##### Dataset excerpts #####

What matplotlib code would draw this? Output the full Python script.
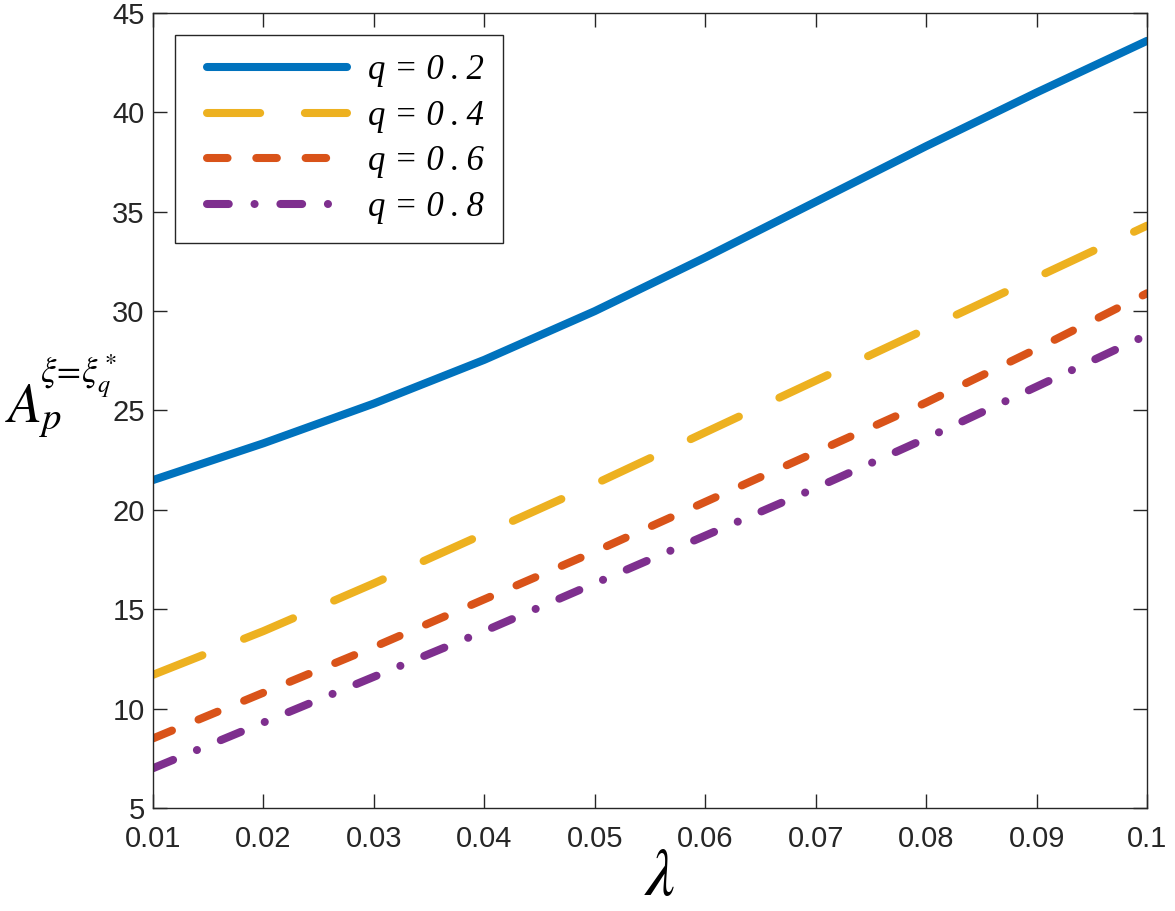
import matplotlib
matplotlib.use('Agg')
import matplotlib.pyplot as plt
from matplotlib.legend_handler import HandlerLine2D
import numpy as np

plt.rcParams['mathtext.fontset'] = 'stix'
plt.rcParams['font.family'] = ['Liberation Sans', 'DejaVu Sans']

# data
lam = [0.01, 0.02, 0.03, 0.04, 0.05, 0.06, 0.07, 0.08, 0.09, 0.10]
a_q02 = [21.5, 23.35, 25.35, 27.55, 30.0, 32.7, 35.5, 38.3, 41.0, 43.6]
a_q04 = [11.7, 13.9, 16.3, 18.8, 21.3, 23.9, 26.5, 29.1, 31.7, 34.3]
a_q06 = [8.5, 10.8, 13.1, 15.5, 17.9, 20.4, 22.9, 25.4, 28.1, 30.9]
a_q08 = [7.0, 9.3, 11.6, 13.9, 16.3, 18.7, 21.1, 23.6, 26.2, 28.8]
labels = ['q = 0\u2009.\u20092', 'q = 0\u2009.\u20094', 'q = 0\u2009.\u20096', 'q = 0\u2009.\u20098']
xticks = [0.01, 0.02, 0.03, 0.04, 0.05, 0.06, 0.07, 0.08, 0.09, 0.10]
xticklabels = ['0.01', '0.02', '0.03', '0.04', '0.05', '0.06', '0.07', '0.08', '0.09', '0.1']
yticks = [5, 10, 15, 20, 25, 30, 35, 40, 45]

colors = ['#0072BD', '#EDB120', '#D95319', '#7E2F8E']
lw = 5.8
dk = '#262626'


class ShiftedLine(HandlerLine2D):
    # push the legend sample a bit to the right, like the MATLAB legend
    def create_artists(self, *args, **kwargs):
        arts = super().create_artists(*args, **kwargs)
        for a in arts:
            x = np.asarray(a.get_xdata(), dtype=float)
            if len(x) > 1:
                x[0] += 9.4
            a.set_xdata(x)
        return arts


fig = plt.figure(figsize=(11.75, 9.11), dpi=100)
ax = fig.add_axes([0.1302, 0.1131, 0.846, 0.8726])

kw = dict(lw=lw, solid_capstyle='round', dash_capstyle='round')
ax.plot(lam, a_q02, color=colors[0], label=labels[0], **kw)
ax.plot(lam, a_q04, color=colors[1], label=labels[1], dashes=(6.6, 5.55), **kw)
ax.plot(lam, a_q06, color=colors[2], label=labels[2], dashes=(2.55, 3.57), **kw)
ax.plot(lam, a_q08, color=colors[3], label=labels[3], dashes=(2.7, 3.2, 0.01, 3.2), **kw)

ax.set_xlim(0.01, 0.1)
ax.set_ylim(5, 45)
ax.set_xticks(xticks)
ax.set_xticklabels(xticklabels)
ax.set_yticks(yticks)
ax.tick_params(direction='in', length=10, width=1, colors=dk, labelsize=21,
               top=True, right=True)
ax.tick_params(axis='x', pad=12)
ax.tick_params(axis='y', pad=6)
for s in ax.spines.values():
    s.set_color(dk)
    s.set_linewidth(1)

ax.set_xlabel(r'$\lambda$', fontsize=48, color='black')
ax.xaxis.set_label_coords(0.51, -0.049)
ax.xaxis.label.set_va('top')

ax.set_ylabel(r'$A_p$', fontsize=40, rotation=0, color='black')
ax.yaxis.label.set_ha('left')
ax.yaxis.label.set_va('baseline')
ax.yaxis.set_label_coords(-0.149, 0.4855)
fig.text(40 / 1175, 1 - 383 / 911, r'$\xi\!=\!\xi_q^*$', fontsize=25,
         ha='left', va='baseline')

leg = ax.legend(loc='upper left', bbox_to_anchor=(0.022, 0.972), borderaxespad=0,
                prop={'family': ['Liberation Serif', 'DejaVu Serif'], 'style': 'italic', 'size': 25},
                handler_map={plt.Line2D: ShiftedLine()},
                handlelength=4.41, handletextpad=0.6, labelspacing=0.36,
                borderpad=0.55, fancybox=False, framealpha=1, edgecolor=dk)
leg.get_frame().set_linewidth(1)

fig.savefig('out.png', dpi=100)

#####
##### Dataset excerpts #####

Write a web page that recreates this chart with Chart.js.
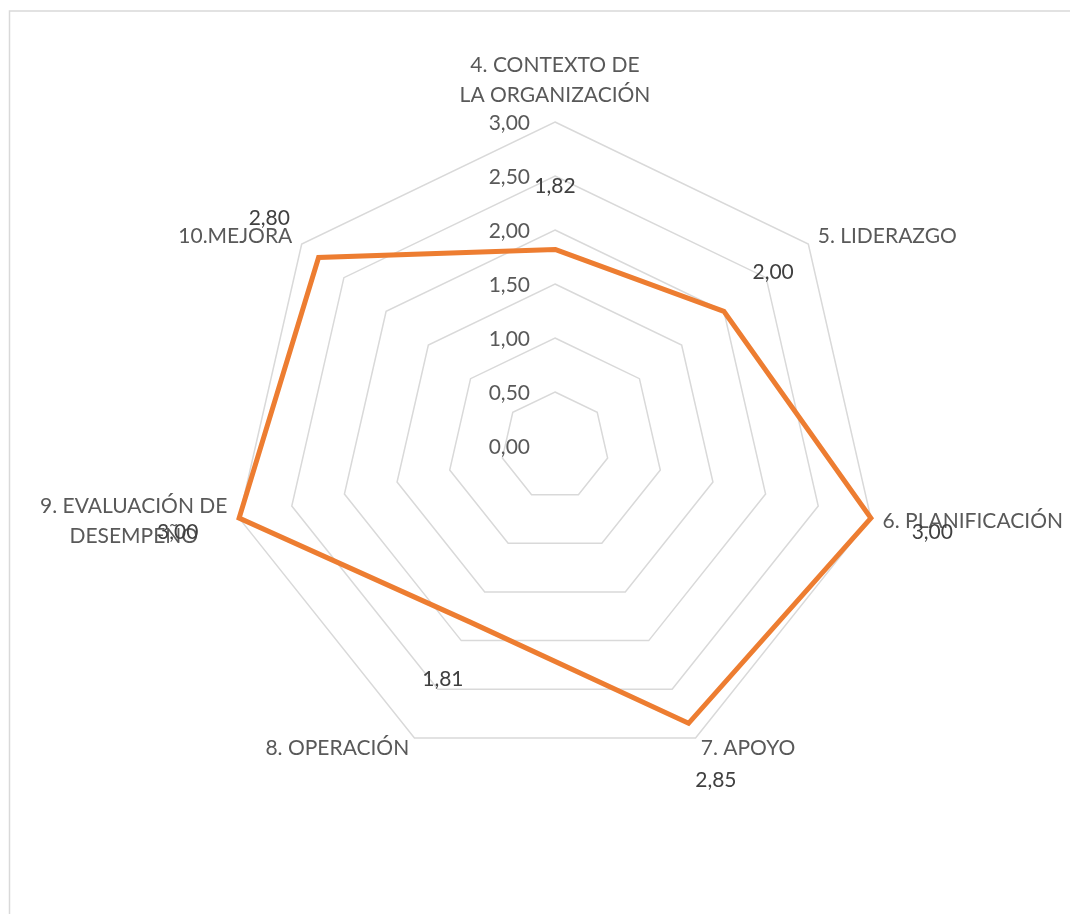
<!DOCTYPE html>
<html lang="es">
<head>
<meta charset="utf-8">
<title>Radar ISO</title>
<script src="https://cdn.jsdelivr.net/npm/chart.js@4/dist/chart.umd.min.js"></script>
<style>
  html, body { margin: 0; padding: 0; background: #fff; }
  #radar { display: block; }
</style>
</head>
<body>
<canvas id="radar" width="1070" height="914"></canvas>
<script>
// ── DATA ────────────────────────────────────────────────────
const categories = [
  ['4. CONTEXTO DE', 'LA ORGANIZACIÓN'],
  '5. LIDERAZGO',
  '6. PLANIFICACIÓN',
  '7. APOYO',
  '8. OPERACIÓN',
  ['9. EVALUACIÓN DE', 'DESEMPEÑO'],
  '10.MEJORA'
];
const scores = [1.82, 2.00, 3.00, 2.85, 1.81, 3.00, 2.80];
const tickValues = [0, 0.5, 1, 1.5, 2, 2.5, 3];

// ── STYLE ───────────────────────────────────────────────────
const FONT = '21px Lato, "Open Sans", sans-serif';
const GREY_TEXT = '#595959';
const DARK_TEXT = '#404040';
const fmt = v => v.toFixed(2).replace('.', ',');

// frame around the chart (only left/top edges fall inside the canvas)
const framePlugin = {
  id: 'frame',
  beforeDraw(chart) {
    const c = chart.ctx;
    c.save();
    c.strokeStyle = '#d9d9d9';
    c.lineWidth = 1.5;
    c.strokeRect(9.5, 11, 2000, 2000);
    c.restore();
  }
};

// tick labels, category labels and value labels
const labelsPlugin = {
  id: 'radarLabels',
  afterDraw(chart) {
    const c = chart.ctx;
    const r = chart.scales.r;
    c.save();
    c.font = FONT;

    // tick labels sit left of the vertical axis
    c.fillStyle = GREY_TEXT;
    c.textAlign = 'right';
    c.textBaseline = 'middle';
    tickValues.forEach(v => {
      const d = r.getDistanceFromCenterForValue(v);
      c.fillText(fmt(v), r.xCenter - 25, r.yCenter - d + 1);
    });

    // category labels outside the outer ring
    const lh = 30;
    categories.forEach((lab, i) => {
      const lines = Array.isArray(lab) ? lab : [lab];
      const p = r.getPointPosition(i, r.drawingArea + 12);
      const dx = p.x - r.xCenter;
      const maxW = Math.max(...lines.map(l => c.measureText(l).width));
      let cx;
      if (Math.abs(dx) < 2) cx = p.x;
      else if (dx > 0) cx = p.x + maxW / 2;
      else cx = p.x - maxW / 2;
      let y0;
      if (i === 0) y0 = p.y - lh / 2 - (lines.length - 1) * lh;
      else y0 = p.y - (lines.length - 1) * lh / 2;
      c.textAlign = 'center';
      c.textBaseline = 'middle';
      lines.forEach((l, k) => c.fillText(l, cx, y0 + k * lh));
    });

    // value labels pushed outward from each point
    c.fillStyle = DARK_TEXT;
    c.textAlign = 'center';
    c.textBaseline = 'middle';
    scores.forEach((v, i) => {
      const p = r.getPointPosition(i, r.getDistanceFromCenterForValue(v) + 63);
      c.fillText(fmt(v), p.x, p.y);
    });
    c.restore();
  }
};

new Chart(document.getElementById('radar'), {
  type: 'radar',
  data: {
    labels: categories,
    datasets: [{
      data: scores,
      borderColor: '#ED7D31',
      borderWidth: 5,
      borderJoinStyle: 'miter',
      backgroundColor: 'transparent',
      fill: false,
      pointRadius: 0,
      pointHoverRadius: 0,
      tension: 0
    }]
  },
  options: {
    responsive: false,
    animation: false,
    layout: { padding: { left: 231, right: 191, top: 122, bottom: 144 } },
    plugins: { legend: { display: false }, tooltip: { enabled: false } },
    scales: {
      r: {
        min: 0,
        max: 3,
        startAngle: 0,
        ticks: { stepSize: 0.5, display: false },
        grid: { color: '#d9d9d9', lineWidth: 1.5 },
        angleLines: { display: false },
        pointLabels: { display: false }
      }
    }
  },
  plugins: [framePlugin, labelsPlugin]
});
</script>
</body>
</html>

#####

• [Description of the task]: In the listing above, find the line containing "What matplotlib code" and the line containing "dk = '#262626'". Print those two lines and every line between them exactly, with no pictures.

• [Solution to the problem]:
What matplotlib code would draw this? Output the full Python script.
import matplotlib
matplotlib.use('Agg')
import matplotlib.pyplot as plt
from matplotlib.legend_handler import HandlerLine2D
import numpy as np

plt.rcParams['mathtext.fontset'] = 'stix'
plt.rcParams['font.family'] = ['Liberation Sans', 'DejaVu Sans']

# data
lam = [0.01, 0.02, 0.03, 0.04, 0.05, 0.06, 0.07, 0.08, 0.09, 0.10]
a_q02 = [21.5, 23.35, 25.35, 27.55, 30.0, 32.7, 35.5, 38.3, 41.0, 43.6]
a_q04 = [11.7, 13.9, 16.3, 18.8, 21.3, 23.9, 26.5, 29.1, 31.7, 34.3]
a_q06 = [8.5, 10.8, 13.1, 15.5, 17.9, 20.4, 22.9, 25.4, 28.1, 30.9]
a_q08 = [7.0, 9.3, 11.6, 13.9, 16.3, 18.7, 21.1, 23.6, 26.2, 28.8]
labels = ['q = 0\u2009.\u20092', 'q = 0\u2009.\u20094', 'q = 0\u2009.\u20096', 'q = 0\u2009.\u20098']
xticks = [0.01, 0.02, 0.03, 0.04, 0.05, 0.06, 0.07, 0.08, 0.09, 0.10]
xticklabels = ['0.01', '0.02', '0.03', '0.04', '0.05', '0.06', '0.07', '0.08', '0.09', '0.1']
yticks = [5, 10, 15, 20, 25, 30, 35, 40, 45]

colors = ['#0072BD', '#EDB120', '#D95319', '#7E2F8E']
lw = 5.8
dk = '#262626'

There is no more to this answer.